I think I couldn't bother less. I am concerned about old age that will hit me or death for sure is gonna come. I think more about that.

Tuesday, April 27, 2010

Backyard





Have kept some waterpots in the backyard for birds, peacocks trust the pots only now, I kept these pots last Friday! Lovely shy birds. I dont know which ones hang out together ... I recently noticed some new baby peacocks:)))) I heard Indian peacocks are monogamous (for me thats a sign of intelligence:). Awesome awesome birds.

Monday, April 26, 2010

Mark it

There are times when you discover you have left a lot behind. In meditative life people call it passing through stations. Innumerable stations to pass through, but yeah these are like some kind of markers.

What I write from here is going to change a bit. My experiences is becoming more experiential I may not be able to say a lot of relevant things cuz a lot of it is about ‘doing’, but will still try to narrate.
One post that has been simmering is Notions of the Body

“Notions of the Body”

This happened some Saturdays back. It is usually on Saturday that I meditate for a full day. Keeping Sunday for chores. But since practice and realization go hand in hand it is usually Saturday that I get some updates on med. Its like practicing, experiencing and keeping the mindfulness continuous for some hours opens up some channels. Like physically I last longer in the gym, food intake goes low, you talk less, and basically breathe easy, letting in some knowledge.
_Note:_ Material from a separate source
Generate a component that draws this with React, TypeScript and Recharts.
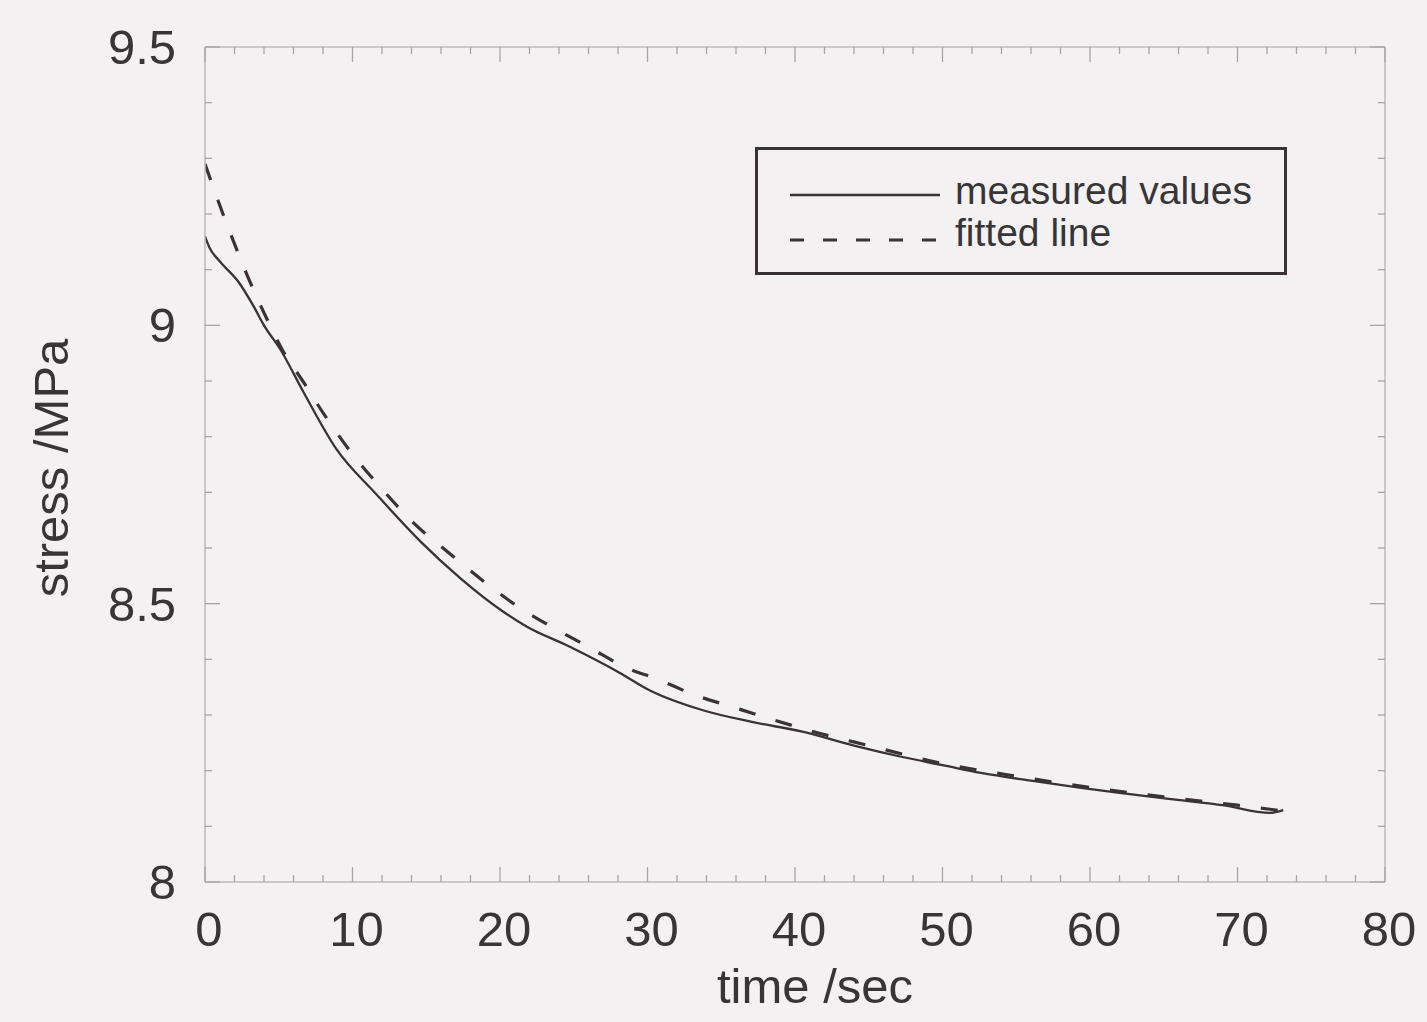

Usually I stick around the nostrils to watch my breath. Traditionally some people watch the belly (in meditation) ha ha. So … I notice my attention shift to the belly, rising and falling with in and out breaths and the idea flashed through … notions of the body. The ref. is mahasattipathanna sutta, I understood some, some identification trickled down, what could have been meant by body. I am yet to cover a lot and know only practice is going to help, continuous practice. Promising myself a lovely trip in the hills once my project gets over, around summer-end. Give myself some long loving meditation sessions. Btw: I realized one cant meditate with guilt stuck up inside, get rid of it, all of us! No lametation, no guilt, just work, strive on the path diligently.